As of December 31, 2012, the Company owed Brightcap Capital Ltd. (“Brightcap”), for services provided by Mr. Bassani, deferred compensation of $754,330, including interest of $69,330, which is due and payable on January 15, 2014.  Of the $754,330, $206,250 of the deferred compensation accrues interest at 10% per annum and is convertible into the Company’s restricted common stock at $1.50 per share.  The remaining $548,080 of deferred compensation accrues interest at 8% per annum and is convertible into Units at $2.50 per Unit which consists of one share of the Company’s common stock and one warrant to purchase a share of the Company’s common stock. Conversion of this deferred compensation is at the sole discretion of Brightcap and Bassani.

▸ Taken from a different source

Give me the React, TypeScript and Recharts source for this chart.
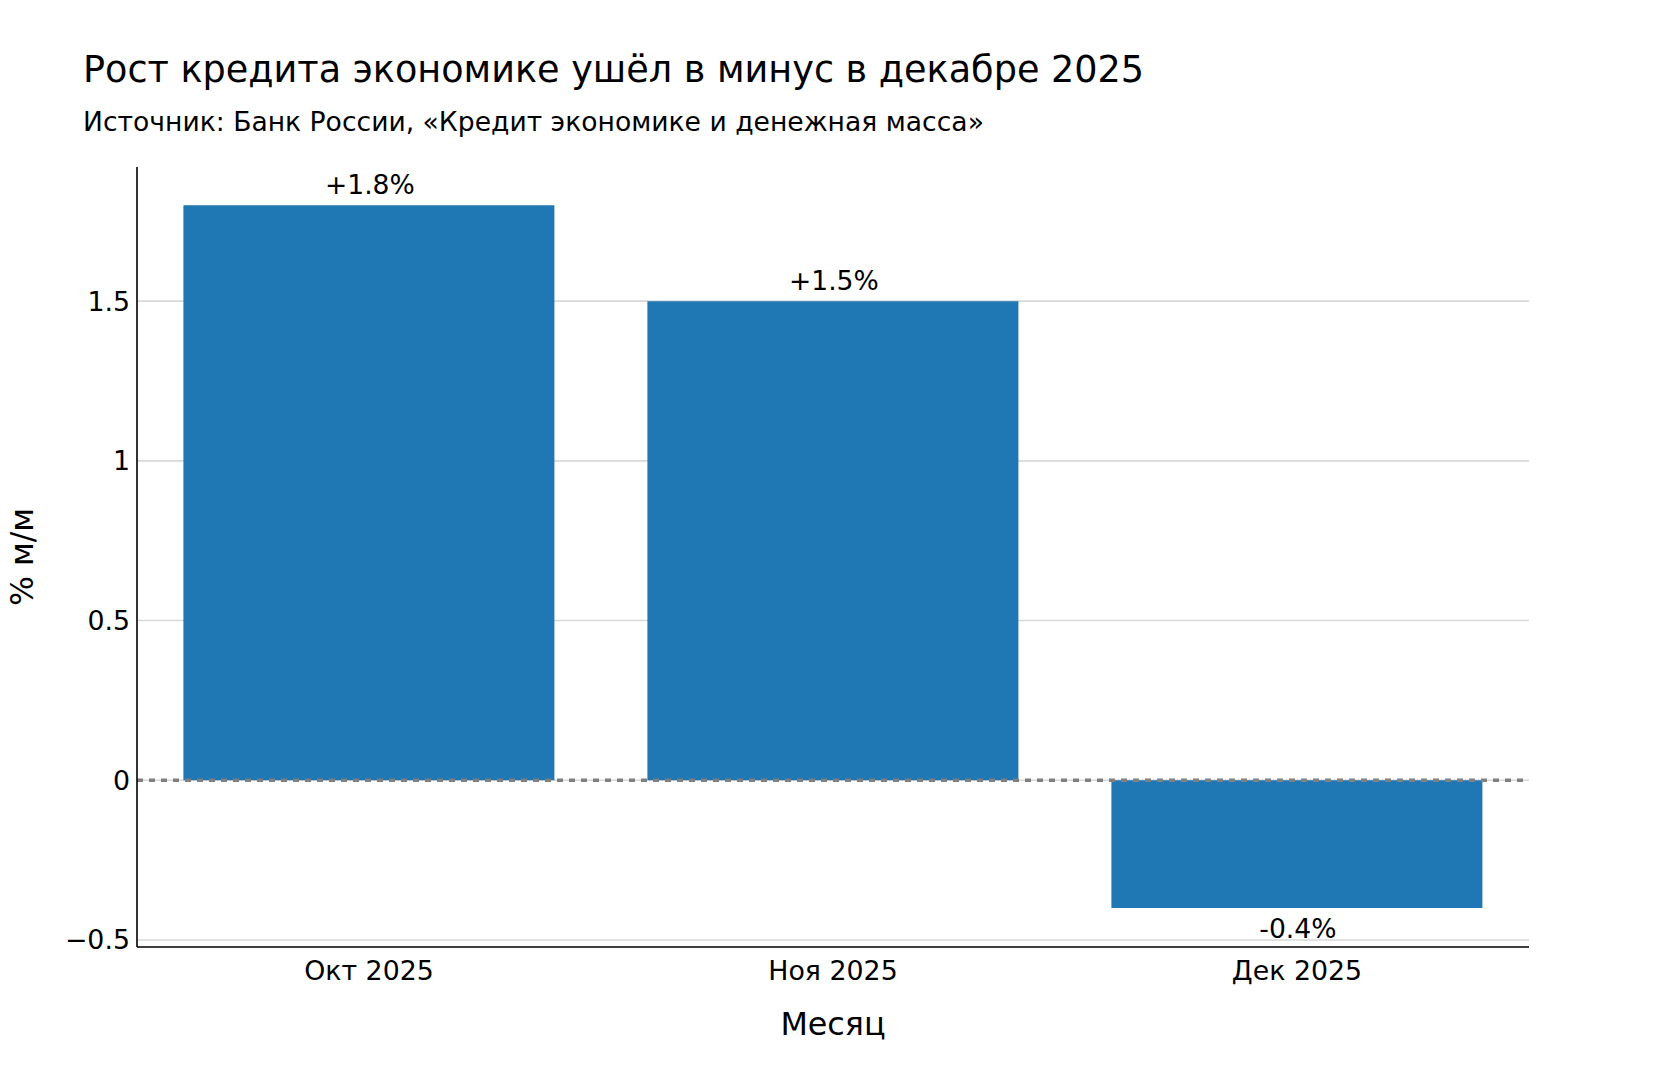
import React from 'react';
import { BarChart, Bar, XAxis, YAxis, CartesianGrid, ReferenceLine, LabelList, Label } from 'recharts';

const FONT = '"DejaVu Sans", sans-serif';

const months: string[] = ['Окт 2025', 'Ноя 2025', 'Дек 2025'];
const growth: number[] = [1.8, 1.5, -0.4];
const yTicks: number[] = [-0.5, 0, 0.5, 1, 1.5];
const yDomain: [number, number] = [-0.522, 1.92];

const title = 'Рост кредита экономике ушёл в минус в декабре 2025';
const subtitle = 'Источник: Банк России, «Кредит экономике и денежная масса»';
const xLabel = 'Месяц';
const yLabel = '% м/м';

const data = months.map((m, i) => ({ month: m, value: growth[i] }));

const fmtTick = (v: number) => (v < 0 ? '\u2212' + Math.abs(v) : String(v));

const renderValueLabel = (props: any) => {
  const x = Number(props.x);
  const y = Number(props.y);
  const w = Number(props.width);
  const h = Number(props.height);
  const value = Number(props.value);
  const top = Math.min(y, y + h);
  const bottom = Math.max(y, y + h);
  const text = value > 0 ? `+${value.toFixed(1)}%` : `${value.toFixed(1)}%`;
  const ty = value >= 0 ? top - 11 : bottom + 30;
  return (
    <text x={x + w / 2 + 1} y={ty} textAnchor="middle" fontSize={26.6} fill="#000" fontFamily={FONT}>
      {text}
    </text>
  );
};

const renderYLabel = (props: any) => {
  const vb = props.viewBox || { x: 0, y: 167, width: 137, height: 780 };
  const cx = vb.x + 33;
  const cy = vb.y + vb.height / 2;
  return (
    <text x={cx} y={cy} transform={`rotate(-90, ${cx}, ${cy})`} textAnchor="middle" fontSize={31.5} fill="#000" fontFamily={FONT}>
      {yLabel}
    </text>
  );
};

const renderXLabel = (props: any) => {
  const vb = props.viewBox || { x: 137, y: 947, width: 1392, height: 133 };
  return (
    <text x={vb.x + vb.width / 2} y={vb.y + 88} textAnchor="middle" fontSize={31.8} fill="#000" fontFamily={FONT}>
      {xLabel}
    </text>
  );
};

const gridGenerator = (props: any) => {
  const scale = props?.yAxis?.scale;
  if (scale && typeof scale === 'function') {
    return yTicks.map((t) => scale(t));
  }
  if (scale && typeof scale.map === 'function') {
    return yTicks.map((t) => scale.map(t));
  }
  return [];
};

export default function App() {
  return (
    <div style={{ position: 'absolute', left: 0, top: 0, width: 1662, height: 1080, background: '#fff' }}>
      <svg width={1662} height={150} style={{ position: 'absolute', left: 0, top: 0 }}>
        <text x={83} y={82} fontSize={36.6} fill="#000" fontFamily={FONT}>{title}</text>
        <text x={83} y={131} fontSize={26.6} fill="#000" fontFamily={FONT}>{subtitle}</text>
      </svg>
      <div style={{ position: 'absolute', left: 0, top: 0 }}>
        <BarChart
          width={1662}
          height={1080}
          data={data}
          margin={{ top: 167, right: 133, bottom: 0, left: 0 }}
          barCategoryGap="10%"
          style={{ fontFamily: FONT }}
        >
          <CartesianGrid
            vertical={false}
            stroke="#d8d8d8"
            strokeWidth={1.6}
            horizontalCoordinatesGenerator={gridGenerator}
          />
          <XAxis
            dataKey="month"
            height={133}
            tickSize={0}
            tickMargin={14}
            tickLine={false}
            axisLine={{ stroke: '#000', strokeWidth: 1.6 }}
            tick={{ fontSize: 26.8, fill: '#000', fontFamily: FONT }}
            interval={0}
          >
            <Label content={renderXLabel} />
          </XAxis>
          <YAxis
            width={137}
            domain={yDomain}
            ticks={yTicks}
            allowDataOverflow
            tickSize={0}
            tickMargin={7}
            tickLine={false}
            tickFormatter={fmtTick}
            axisLine={{ stroke: '#000', strokeWidth: 1.6 }}
            tick={{ fontSize: 26.8, fill: '#000', fontFamily: FONT }}
          >
            <Label content={renderYLabel} />
          </YAxis>
          <Bar dataKey="value" fill="#1f77b4" isAnimationActive={false}>
            <LabelList dataKey="value" content={renderValueLabel} />
          </Bar>
          <ReferenceLine y={0} stroke="#808080" strokeWidth={3.5} strokeDasharray="6 6" />
        </BarChart>
      </div>
    </div>
  );
}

As of December 31, 2012, the Company owes Mr. Smith deferred compensation of $389,250, including interest of $19,496 which is due and payable on January 15, 2014.  The deferred compensation accrues interest at 8% per annum.  The deferred compensation plus accrued interest of $548,080 and $389,250 owed to Brightcap and Mr. Smith, respectively, may be converted, at the sole election of Brightcap and Mr. Smith, into Units consisting of one share of the Company’s common stock and one warrant to purchase a share of the Company’s common stock, at a price of $2.50 per Unit until December 31, 2016.  As the conversion price of $2.50 per Unit approximated the fair value of the Units at the date of the agreements, no beneficial conversion feature exists at December 31, 2012.  In addition, the conversion price of the deferred compensation plus accrued interest will be the lower of the $2.50 per Unit price or the lowest price at which the Company sells its common stock between April 1, 2012 and January 15, 2014. As of December 31, 2012, the lowest price at which the Company has sold its common stock during the relevant period is $1.91 per share. Subsequently, the Company sold shares of its common stock at a price of $1.64 per share during January 2013 pursuant to a formula for conversion of deferred compensation in an existing compensation agreement.  Management evaluated the terms and conditions of the embedded conversion features based on the guidance of ASC 815-15-25-1 to determine if there was an embedded derivative requiring bifurcation. An embedded derivative instrument (such as a conversion option embedded in the deferred compensation) must be bifurcated from its host instruments and accounted for separately as a derivative instrument only if the “risks and rewards” of the embedded derivative instrument are not “clearly and closely related” to the risks and rewards of the host instrument in which it is embedded.  Management concluded that the embedded conversion feature of the deferred compensation was not required to be bifurcated because the conversion feature is clearly and closely related to the host instrument, and because of the Company’s limited trading volume that indicates the feature is not readily convertible to cash in accordance with ASC 815-10, “Derivatives and Hedging”.